- **What to do**
Repeat the listing exactly as given, omitting every image.
──────────
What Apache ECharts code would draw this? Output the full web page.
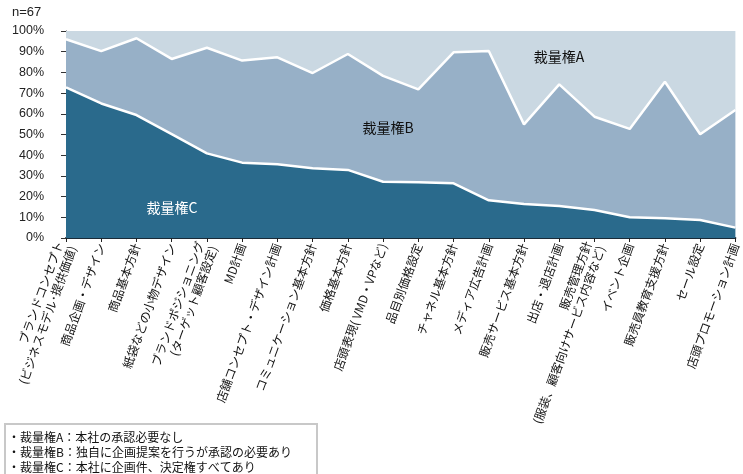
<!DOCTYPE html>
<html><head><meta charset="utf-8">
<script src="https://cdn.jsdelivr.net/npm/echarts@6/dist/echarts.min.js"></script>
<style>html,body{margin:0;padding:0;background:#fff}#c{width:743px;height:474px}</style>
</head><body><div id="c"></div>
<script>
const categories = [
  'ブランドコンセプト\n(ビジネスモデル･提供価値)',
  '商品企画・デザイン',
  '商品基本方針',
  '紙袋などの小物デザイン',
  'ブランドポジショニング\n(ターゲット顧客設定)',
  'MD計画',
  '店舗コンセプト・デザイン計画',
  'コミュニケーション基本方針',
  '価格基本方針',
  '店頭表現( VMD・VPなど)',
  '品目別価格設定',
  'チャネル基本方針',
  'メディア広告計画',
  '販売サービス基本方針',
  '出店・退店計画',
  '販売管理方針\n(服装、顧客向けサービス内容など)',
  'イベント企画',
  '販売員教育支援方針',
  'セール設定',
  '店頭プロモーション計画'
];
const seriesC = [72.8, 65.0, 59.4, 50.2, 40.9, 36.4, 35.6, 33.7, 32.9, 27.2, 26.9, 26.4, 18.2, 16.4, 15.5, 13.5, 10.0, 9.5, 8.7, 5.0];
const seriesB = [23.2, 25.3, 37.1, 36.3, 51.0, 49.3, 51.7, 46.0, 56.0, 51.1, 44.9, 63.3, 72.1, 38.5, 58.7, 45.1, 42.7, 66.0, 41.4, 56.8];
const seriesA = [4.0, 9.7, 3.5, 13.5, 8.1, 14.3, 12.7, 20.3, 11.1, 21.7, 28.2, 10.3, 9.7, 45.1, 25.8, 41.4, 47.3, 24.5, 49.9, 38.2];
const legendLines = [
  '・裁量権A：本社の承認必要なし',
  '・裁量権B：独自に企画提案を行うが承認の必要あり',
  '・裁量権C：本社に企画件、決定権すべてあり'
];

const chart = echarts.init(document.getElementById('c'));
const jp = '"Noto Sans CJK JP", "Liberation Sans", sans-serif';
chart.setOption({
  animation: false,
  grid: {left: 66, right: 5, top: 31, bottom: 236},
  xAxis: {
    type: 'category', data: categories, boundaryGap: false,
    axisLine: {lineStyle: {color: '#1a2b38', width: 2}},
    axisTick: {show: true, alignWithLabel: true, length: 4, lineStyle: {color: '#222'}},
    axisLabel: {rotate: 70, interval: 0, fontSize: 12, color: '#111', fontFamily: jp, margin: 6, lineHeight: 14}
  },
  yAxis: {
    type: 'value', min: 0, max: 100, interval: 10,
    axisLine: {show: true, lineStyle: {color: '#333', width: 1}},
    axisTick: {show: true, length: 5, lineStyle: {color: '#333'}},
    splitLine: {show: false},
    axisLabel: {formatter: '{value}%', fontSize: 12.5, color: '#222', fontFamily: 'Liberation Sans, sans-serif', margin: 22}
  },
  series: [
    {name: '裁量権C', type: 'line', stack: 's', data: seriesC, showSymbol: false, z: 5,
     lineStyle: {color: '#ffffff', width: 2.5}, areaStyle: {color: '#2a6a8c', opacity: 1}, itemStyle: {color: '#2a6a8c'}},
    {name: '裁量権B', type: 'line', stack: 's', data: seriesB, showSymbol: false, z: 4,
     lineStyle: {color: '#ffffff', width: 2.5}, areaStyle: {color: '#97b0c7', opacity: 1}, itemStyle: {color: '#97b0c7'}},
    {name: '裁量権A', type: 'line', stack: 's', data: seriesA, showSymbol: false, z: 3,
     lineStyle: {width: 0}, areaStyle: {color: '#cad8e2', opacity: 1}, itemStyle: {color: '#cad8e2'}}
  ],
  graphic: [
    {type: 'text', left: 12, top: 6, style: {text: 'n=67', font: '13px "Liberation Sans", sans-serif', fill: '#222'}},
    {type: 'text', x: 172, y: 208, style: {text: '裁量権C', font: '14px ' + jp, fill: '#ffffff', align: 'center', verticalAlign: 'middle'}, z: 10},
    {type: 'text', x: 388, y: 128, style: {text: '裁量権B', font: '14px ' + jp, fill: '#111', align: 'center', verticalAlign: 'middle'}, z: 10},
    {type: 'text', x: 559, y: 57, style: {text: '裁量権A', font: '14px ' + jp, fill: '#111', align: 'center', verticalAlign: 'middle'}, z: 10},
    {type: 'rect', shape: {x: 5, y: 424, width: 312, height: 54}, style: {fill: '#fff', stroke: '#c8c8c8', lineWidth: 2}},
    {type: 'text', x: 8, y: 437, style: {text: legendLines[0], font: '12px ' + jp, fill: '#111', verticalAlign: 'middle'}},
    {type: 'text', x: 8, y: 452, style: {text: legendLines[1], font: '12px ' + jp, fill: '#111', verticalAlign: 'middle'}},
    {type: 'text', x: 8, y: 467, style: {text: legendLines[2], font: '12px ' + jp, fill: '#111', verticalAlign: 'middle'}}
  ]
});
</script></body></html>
──────────
- **Worked answer**
What Apache ECharts code would draw this? Output the full web page.
<!DOCTYPE html>
<html><head><meta charset="utf-8">
<script src="https://cdn.jsdelivr.net/npm/echarts@6/dist/echarts.min.js"></script>
<style>html,body{margin:0;padding:0;background:#fff}#c{width:743px;height:474px}</style>
</head><body><div id="c"></div>
<script>
const categories = [
  'ブランドコンセプト\n(ビジネスモデル･提供価値)',
  '商品企画・デザイン',
  '商品基本方針',
  '紙袋などの小物デザイン',
  'ブランドポジショニング\n(ターゲット顧客設定)',
  'MD計画',
  '店舗コンセプト・デザイン計画',
  'コミュニケーション基本方針',
  '価格基本方針',
  '店頭表現( VMD・VPなど)',
  '品目別価格設定',
  'チャネル基本方針',
  'メディア広告計画',
  '販売サービス基本方針',
  '出店・退店計画',
  '販売管理方針\n(服装、顧客向けサービス内容など)',
  'イベント企画',
  '販売員教育支援方針',
  'セール設定',
  '店頭プロモーション計画'
];
const seriesC = [72.8, 65.0, 59.4, 50.2, 40.9, 36.4, 35.6, 33.7, 32.9, 27.2, 26.9, 26.4, 18.2, 16.4, 15.5, 13.5, 10.0, 9.5, 8.7, 5.0];
const seriesB = [23.2, 25.3, 37.1, 36.3, 51.0, 49.3, 51.7, 46.0, 56.0, 51.1, 44.9, 63.3, 72.1, 38.5, 58.7, 45.1, 42.7, 66.0, 41.4, 56.8];
const seriesA = [4.0, 9.7, 3.5, 13.5, 8.1, 14.3, 12.7, 20.3, 11.1, 21.7, 28.2, 10.3, 9.7, 45.1, 25.8, 41.4, 47.3, 24.5, 49.9, 38.2];
const legendLines = [
  '・裁量権A：本社の承認必要なし',
  '・裁量権B：独自に企画提案を行うが承認の必要あり',
  '・裁量権C：本社に企画件、決定権すべてあり'
];

const chart = echarts.init(document.getElementById('c'));
const jp = '"Noto Sans CJK JP", "Liberation Sans", sans-serif';
chart.setOption({
  animation: false,
  grid: {left: 66, right: 5, top: 31, bottom: 236},
  xAxis: {
    type: 'category', data: categories, boundaryGap: false,
    axisLine: {lineStyle: {color: '#1a2b38', width: 2}},
    axisTick: {show: true, alignWithLabel: true, length: 4, lineStyle: {color: '#222'}},
    axisLabel: {rotate: 70, interval: 0, fontSize: 12, color: '#111', fontFamily: jp, margin: 6, lineHeight: 14}
  },
  yAxis: {
    type: 'value', min: 0, max: 100, interval: 10,
    axisLine: {show: true, lineStyle: {color: '#333', width: 1}},
    axisTick: {show: true, length: 5, lineStyle: {color: '#333'}},
    splitLine: {show: false},
    axisLabel: {formatter: '{value}%', fontSize: 12.5, color: '#222', fontFamily: 'Liberation Sans, sans-serif', margin: 22}
  },
  series: [
    {name: '裁量権C', type: 'line', stack: 's', data: seriesC, showSymbol: false, z: 5,
     lineStyle: {color: '#ffffff', width: 2.5}, areaStyle: {color: '#2a6a8c', opacity: 1}, itemStyle: {color: '#2a6a8c'}},
    {name: '裁量権B', type: 'line', stack: 's', data: seriesB, showSymbol: false, z: 4,
     lineStyle: {color: '#ffffff', width: 2.5}, areaStyle: {color: '#97b0c7', opacity: 1}, itemStyle: {color: '#97b0c7'}},
    {name: '裁量権A', type: 'line', stack: 's', data: seriesA, showSymbol: false, z: 3,
     lineStyle: {width: 0}, areaStyle: {color: '#cad8e2', opacity: 1}, itemStyle: {color: '#cad8e2'}}
  ],
  graphic: [
    {type: 'text', left: 12, top: 6, style: {text: 'n=67', font: '13px "Liberation Sans", sans-serif', fill: '#222'}},
    {type: 'text', x: 172, y: 208, style: {text: '裁量権C', font: '14px ' + jp, fill: '#ffffff', align: 'center', verticalAlign: 'middle'}, z: 10},
    {type: 'text', x: 388, y: 128, style: {text: '裁量権B', font: '14px ' + jp, fill: '#111', align: 'center', verticalAlign: 'middle'}, z: 10},
    {type: 'text', x: 559, y: 57, style: {text: '裁量権A', font: '14px ' + jp, fill: '#111', align: 'center', verticalAlign: 'middle'}, z: 10},
    {type: 'rect', shape: {x: 5, y: 424, width: 312, height: 54}, style: {fill: '#fff', stroke: '#c8c8c8', lineWidth: 2}},
    {type: 'text', x: 8, y: 437, style: {text: legendLines[0], font: '12px ' + jp, fill: '#111', verticalAlign: 'middle'}},
    {type: 'text', x: 8, y: 452, style: {text: legendLines[1], font: '12px ' + jp, fill: '#111', verticalAlign: 'middle'}},
    {type: 'text', x: 8, y: 467, style: {text: legendLines[2], font: '12px ' + jp, fill: '#111', verticalAlign: 'middle'}}
  ]
});
</script></body></html>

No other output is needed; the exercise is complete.